Specchiarsi si, ma non in modo artificiale

by Mauro 19. dicembre 2011 22:45

 Ipotizzare una macchina robotica capace di giocare a dama con un essere umano e di perfezionare le sue abilità attraverso i propri o altrui errori, meno di un secolo fa era ancora ipotesi alquanto debole. Eppure nel 1950, con la pubblicazione di un articolo sulla rivista scientifica Mind, Alan Turing cercò di dimostrare la possibilità di una intelligenza meccanica.

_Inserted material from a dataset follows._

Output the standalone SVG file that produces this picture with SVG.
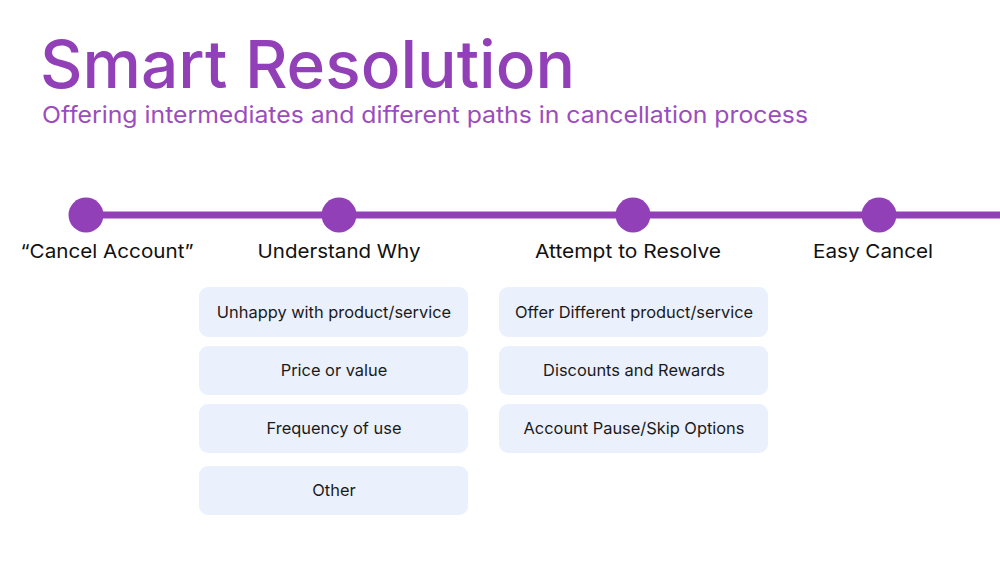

      Il ricercatore propose il gioco dell’imitazione per dimostrare un assunto di fondo: se un essere umano interroga una macchina senza vederla e dopo una certa interazione non si rende conto che si tratta di una macchina allora si può affermare che la macchina è intelligente! Sorprendentemente si riuscì a creare un  calcolatore capace di imparare attraverso il gioco in base agli errori precedentemente fatti.
   Negli anni ’60 Minsky segnerà un ulteriore passaggio spostando l’attenzione dall’apprendimento alla rappresentazione della conoscenza e quindi al processo mentale, a come l’intelligenza elabora simbolicamente le informazioni. Oggi la macchina robotica sembra avere affinato competenze sempre più complesse, fino a simulare aspetti simili alle abilità proprie dell’essere umano. Comunque sebbene sia capace di sviluppare algoritmi e pertanto far riferimento a teorie e tecniche complesse, di fatto il l’essere artificiale non è in grado di meta-comunicare sui processi, astrarre su quanto accade nel processo interno ed ancor meno su quanto sta accadendo sul piano relazionale. Inoltre proprio le recenti scoperte fatte nel campo delle neuroscienze sembrano confermare le straordinarie potenzialità dell’essere umano.

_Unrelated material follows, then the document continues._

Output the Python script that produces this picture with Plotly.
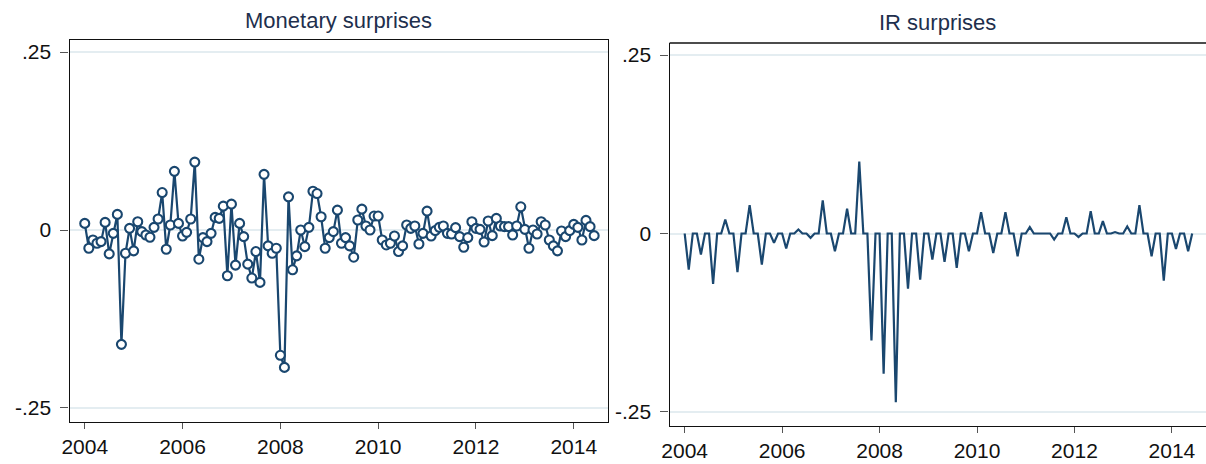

  Durante il primo congresso della Società Italiana di Psicoterapia tenutosi a Roma lo scorso settembre ho avuto modo di ascoltare la Lettura magistrale di Giacomo Rizzolatti che ha riportato i risultati delle ultime ricerche sui neuroni specchio. Neuroni specifici che si attivano quando si osserva uno specifico oggetto e l’azione correlata ad esso. L’essere umano è capace di prevedere l’intenzione di un’azione motoria di un’altra persona osservandola.            Ad esempio osservando il movimento che l’interlocutore fa per prendere un bicchiere l’intenzione è immediatamente percepita dai neuroni-specchio dell’osservatore e ciò in base al come il bicchiere è stato afferrato, se porterà il bicchiere alla bocca per bere o se lo utilizzerà per offrirlo all’interlocutore. Pertanto c’è un nesso tra l’azione osservata, l’atto di prendere un bicchiere, e la sua rappresentazione nella mente di chi osserva. Così un bambino osservando il movimento della madre riesce a cogliere se è un agire finalizzato al prendersi cura o meno.
    La capacità empatica può essere sviluppata attraverso un processo di rispecchiamento, il modo di procedere dell’altro può diventare un patrimonio comune, è una conoscenza basata sul fare  osservabile.
   Nuovi campi di investigazione si aprono a partire da questa preziosa scoperta, pensiamo alla potenzialità della stimolazione attraverso filmati nel campo educativo o della riabilitazione o, ancora, al lavoro del clinico quando osserva il non verbale della persona che ha di fronte e, nel mentre, presta ascolto alla sua risonanza interiore.

  Se da un lato potremmo cadere nell'equivoco di pensare di stare dialogando con un essere umano non potendo osservare il robot meccanico che ci sta di fronte, al contempo l'osservazione di un essere umano ci permette di cogliere il suo campo mentale, il processo interno che l'interlocutore sperimenta ancor prima di compiere una determinata azione.